Advice from the Masters: Oliver Sacks

Jun 24, 2015 | Better Writing

Most of Oliver Sacks‘ writing is about neurological patients in the manner of 19th Century clinical anecdotes. He’s known for books like The Man Who Mistook His Wife for a Hat and Awakenings, which was made into a film starring Robin Williams. For my money, as good as those books are, his best piece of writing is the NY Times Op-Ed piece, “My Own Life.” He wrote it after finding out that he had terminal cancer.

This next bit of advice is longer than most of the ones I share. It’s about how Sacks uses a personal journal.

“I started keeping journals when I was fourteen and at last count had nearly a thousand.

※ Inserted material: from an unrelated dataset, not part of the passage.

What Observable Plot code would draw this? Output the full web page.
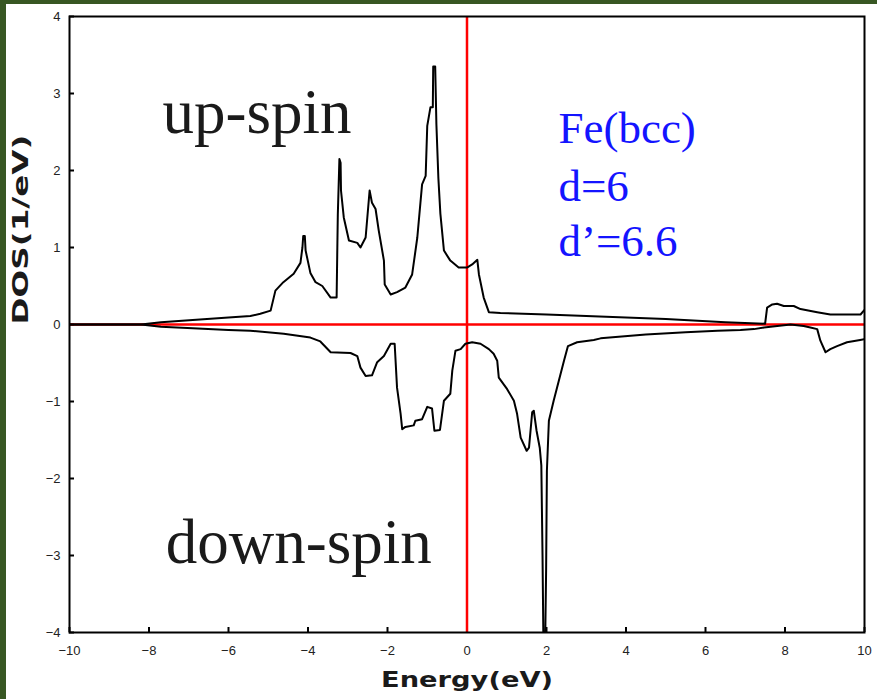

They come in all shapes and sizes, from little pocket ones which I carry around with me to enormous tomes. I always keep a notebook by my bedside, for dreams as well as nighttime thoughts, and I try to have one by the swimming pool or the lakeside or the seashore; swimming too is very productive of thoughts which I must write, especially if they present themselves, as they sometimes do, in the form of whole sentences or paragraphs…

But for the most part, I rarely look at the journals I have kept for the greater part of a lifetime. The act of writing is itself enough; it serves to clarify my thoughts and feelings. The act of writing is an integral part of my mental life; ideas emerge, are shaped, in the act of writing.

My journals are not written for others, nor do I usually look at them myself, but they are a special, indispensable form of talking to myself.”

Hat tip to Maria Popova and her marvelous blog Brain Pickings, which is where I found this quote and lots more.